Monday, 20 June 2011

V2 AT THE FILTER ROOM ROCKET DESK

Out of the blue I have received a letter from a WAAF airwoman who worked with me in the 11 Group Filter Room and  who knew me by my maiden name   Eileen Le Croissette! It shows how we kept secrets - I never knew about this secret operation - The Rocket Room.- This is her letter:-

Mary  -------------

WAAF 1941-1946  Cpl 448876

Innsworth Lane
, Glos; Leighton Buzzard Plotter School
1941-3: 12 Group Watnall
1943-6:  11 Group, Stanmore, Bentley Priory, down the Hole, then moved to Hill House

20th June 2011

Dear Mrs Younghusband

It has been a great pleasure to read your “One Woman’s War”. Your letter to the press “Filtered Out” thrilled my Filter friends. “Ops” always had the publicity, but you highlighted the frantic work on the Filter Room table, describing the Radar Chain, and how the system was unknown.

To discover you were S/O Le Croissette was amazing, remembering you at Stanmore, down the “Hole” and at Hill House.  As a plotter, I did most duties from Teller, Filter Office’s Clerk for Y Service, plotting on all stations - Beachy Head on D-Day, with the mass raid of 1,000 A/C.

So far, nothing has been written about the Rocket Office, my last duty.  Why?  This small office built onto the rear of the Filter Room, manned by two, sometimes three officers plus one NCO, contained a long switchboard of phone lines, alarm bells, a place for the recorder; on the side, just enough room for a large map to trace the firing points of each “incident” to landing, and final Home Office report of casualties and damage. The first V2 on September 8th.

The Office was manned from about August 20th. I cannot remember the names of the officers, except Betty Wix (666!) and Pat Robbins (daughter of the novelist, Denise Robbins).

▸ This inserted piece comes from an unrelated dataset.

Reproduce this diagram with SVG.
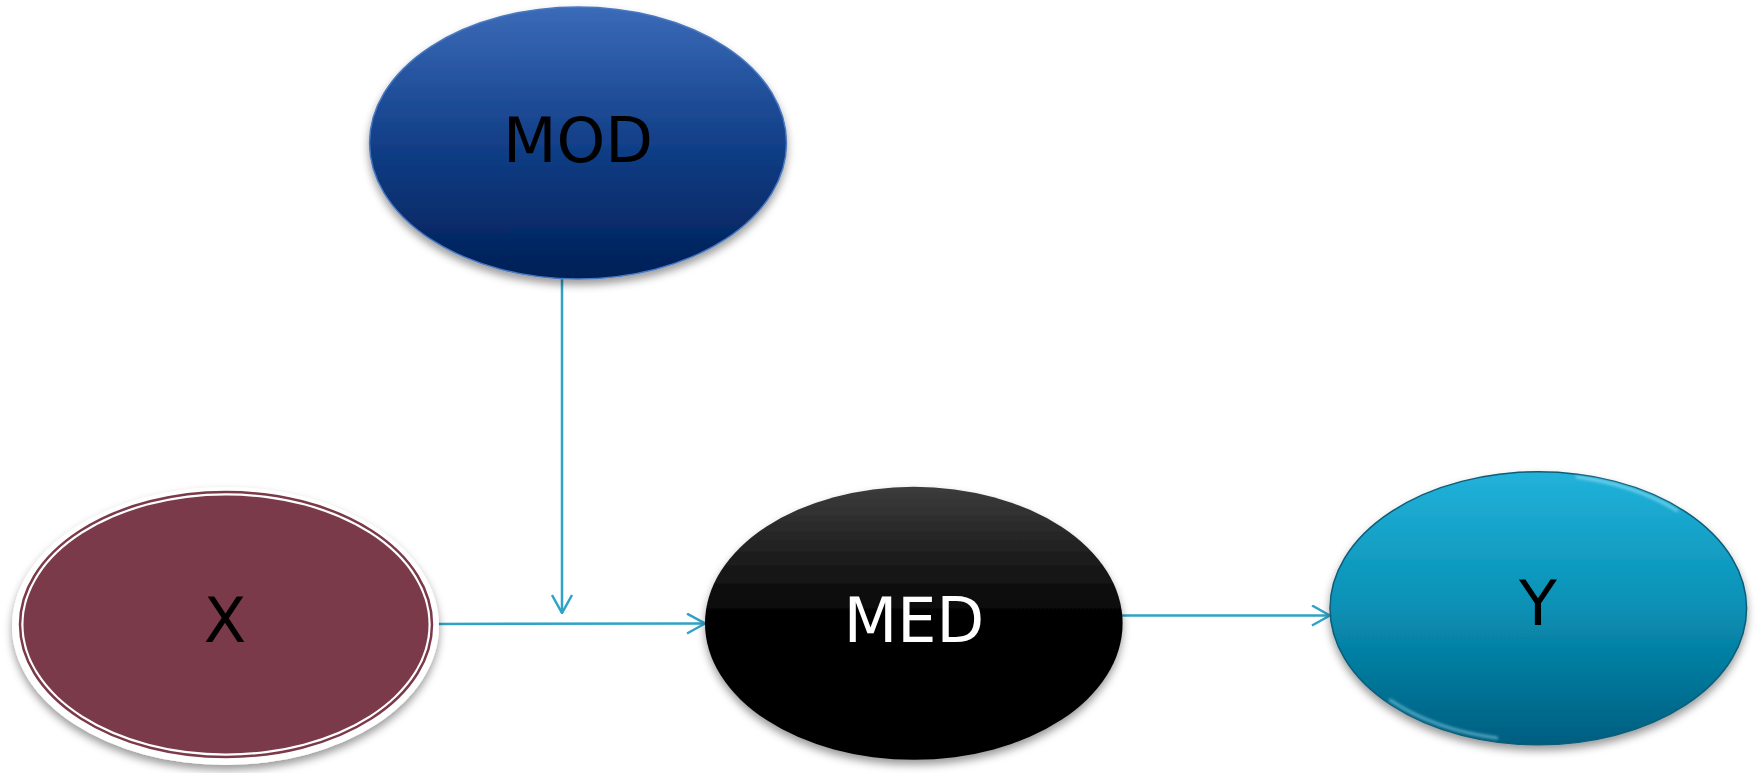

After much waiting around, the officers used to go up to the Rest Room for a break, having given me strict instructions to sound the alarm if anything happened.  Alone, I was terrified every time a call came, but many were for Pat Robbins, from an American officer called HAM!  Pat produced the humour of the team, often asking for advice and suggestions on the current story she was writing.